_INSTRUCTIONS TO FOLLOW_:
Retype each line of the listing below, from the first through the one holding "plt.rcParams['mathtext.bf'] = 'Liberation", with no other lines.

○ ○ ○ ○ ○

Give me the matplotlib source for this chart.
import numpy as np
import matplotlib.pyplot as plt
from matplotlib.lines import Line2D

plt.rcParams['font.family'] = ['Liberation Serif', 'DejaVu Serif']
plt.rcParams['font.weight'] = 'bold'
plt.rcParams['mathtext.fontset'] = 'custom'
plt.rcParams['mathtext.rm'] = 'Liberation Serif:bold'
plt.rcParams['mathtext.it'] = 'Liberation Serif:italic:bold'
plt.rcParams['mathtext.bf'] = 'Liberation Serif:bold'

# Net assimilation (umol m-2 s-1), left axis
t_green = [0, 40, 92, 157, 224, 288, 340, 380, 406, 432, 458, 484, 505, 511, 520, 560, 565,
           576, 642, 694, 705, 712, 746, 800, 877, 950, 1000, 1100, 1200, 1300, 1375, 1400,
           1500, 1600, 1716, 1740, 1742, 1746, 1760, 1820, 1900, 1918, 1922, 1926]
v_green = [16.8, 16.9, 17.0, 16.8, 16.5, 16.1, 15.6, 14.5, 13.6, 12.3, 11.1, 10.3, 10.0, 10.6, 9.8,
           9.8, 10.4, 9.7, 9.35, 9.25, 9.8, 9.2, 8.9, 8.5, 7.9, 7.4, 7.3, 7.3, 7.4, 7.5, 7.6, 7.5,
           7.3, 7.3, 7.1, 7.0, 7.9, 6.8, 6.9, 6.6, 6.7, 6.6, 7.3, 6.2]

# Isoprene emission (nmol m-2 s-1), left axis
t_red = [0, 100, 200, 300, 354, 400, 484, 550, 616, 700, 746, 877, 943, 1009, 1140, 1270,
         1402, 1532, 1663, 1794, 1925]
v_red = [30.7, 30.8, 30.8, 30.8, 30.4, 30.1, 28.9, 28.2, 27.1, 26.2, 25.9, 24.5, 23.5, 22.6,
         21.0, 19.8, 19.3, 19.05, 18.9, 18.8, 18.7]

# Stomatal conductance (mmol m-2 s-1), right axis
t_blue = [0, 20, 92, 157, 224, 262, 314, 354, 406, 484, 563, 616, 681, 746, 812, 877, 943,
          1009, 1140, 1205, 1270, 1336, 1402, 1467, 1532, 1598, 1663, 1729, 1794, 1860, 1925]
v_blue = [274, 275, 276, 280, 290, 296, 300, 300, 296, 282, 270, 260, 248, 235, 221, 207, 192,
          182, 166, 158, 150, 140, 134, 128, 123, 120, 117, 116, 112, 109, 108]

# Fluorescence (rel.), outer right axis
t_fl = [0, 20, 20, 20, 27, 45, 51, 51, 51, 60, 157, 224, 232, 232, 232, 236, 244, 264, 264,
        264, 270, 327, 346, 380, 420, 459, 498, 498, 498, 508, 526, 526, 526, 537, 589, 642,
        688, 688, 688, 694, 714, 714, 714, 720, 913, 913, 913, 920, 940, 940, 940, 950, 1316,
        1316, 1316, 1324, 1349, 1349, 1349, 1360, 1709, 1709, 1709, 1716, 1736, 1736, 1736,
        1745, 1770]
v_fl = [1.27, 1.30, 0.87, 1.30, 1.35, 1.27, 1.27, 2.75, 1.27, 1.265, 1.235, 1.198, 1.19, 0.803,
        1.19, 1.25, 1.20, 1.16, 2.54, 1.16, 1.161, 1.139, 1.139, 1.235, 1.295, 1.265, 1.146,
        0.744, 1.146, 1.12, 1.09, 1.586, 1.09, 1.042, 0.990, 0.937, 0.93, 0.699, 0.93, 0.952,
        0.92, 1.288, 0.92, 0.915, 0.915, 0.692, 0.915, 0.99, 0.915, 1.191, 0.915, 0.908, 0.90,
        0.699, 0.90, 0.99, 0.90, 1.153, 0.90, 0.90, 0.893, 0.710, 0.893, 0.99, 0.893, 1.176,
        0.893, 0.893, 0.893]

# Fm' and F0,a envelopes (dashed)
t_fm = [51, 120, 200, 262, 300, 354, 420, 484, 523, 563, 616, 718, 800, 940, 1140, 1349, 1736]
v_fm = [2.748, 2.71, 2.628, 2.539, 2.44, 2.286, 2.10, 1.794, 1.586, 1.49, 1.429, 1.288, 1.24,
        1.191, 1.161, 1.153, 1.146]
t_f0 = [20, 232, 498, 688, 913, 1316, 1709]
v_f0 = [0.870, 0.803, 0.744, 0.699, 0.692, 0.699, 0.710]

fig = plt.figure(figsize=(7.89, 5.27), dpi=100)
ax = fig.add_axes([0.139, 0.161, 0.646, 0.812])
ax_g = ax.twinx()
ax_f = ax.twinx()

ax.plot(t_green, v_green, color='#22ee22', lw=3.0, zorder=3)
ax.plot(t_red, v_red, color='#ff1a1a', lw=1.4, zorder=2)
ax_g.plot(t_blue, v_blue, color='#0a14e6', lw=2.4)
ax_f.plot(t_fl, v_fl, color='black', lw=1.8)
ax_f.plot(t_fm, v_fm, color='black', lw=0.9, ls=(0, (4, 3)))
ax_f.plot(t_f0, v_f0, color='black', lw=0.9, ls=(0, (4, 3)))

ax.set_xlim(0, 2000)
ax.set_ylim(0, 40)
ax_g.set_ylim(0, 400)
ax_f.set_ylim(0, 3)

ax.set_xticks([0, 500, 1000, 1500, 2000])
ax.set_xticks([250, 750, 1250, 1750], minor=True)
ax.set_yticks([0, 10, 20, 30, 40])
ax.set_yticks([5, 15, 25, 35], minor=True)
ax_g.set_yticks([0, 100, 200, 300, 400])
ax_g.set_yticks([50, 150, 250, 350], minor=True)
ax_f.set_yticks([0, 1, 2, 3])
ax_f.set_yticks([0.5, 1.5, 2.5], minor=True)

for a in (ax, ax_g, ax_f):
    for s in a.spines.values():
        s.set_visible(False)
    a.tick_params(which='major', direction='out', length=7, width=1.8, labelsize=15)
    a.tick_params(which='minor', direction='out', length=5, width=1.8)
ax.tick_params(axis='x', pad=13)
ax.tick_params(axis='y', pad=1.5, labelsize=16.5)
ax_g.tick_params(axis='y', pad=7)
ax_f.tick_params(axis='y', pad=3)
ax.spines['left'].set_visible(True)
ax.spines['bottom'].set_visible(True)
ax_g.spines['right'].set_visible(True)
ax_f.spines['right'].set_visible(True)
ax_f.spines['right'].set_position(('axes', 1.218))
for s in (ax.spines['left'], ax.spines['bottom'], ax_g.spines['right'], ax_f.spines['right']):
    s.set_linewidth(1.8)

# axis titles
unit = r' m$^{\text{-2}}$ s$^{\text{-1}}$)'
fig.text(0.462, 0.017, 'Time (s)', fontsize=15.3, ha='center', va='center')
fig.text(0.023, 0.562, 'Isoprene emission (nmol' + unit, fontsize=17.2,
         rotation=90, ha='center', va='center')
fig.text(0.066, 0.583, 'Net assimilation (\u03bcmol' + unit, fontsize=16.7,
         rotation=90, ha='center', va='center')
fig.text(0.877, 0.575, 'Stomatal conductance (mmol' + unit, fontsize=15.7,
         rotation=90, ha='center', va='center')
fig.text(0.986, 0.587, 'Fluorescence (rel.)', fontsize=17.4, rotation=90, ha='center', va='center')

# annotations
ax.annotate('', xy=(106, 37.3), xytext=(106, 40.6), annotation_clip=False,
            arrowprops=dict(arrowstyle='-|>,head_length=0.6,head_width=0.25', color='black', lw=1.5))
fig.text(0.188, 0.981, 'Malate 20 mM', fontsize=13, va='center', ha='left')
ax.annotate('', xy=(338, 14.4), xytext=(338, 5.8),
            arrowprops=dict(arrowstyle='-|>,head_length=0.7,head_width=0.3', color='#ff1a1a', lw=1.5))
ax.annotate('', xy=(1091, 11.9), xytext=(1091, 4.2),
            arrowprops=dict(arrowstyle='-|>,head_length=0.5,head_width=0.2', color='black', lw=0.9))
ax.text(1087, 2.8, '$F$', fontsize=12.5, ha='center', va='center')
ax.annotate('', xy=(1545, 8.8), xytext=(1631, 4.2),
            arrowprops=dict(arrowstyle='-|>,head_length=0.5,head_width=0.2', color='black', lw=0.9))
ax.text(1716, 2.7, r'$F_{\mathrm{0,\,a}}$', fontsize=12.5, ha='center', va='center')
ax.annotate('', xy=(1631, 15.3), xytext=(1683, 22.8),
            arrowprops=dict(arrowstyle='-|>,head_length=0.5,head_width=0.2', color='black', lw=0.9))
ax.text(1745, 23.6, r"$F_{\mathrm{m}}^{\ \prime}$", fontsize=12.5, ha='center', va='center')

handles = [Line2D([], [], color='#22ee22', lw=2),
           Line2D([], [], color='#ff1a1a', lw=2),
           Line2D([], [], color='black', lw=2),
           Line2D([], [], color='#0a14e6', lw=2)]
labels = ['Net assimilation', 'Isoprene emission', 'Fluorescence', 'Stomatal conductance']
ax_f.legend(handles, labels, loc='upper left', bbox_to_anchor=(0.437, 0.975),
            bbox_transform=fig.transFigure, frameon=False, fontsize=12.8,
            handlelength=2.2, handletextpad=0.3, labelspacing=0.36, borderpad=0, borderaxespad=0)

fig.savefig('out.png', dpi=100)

○ ○ ○ ○ ○

_EXERCISE RESULT_:
Give me the matplotlib source for this chart.
import numpy as np
import matplotlib.pyplot as plt
from matplotlib.lines import Line2D

plt.rcParams['font.family'] = ['Liberation Serif', 'DejaVu Serif']
plt.rcParams['font.weight'] = 'bold'
plt.rcParams['mathtext.fontset'] = 'custom'
plt.rcParams['mathtext.rm'] = 'Liberation Serif:bold'
plt.rcParams['mathtext.it'] = 'Liberation Serif:italic:bold'
plt.rcParams['mathtext.bf'] = 'Liberation Serif:bold'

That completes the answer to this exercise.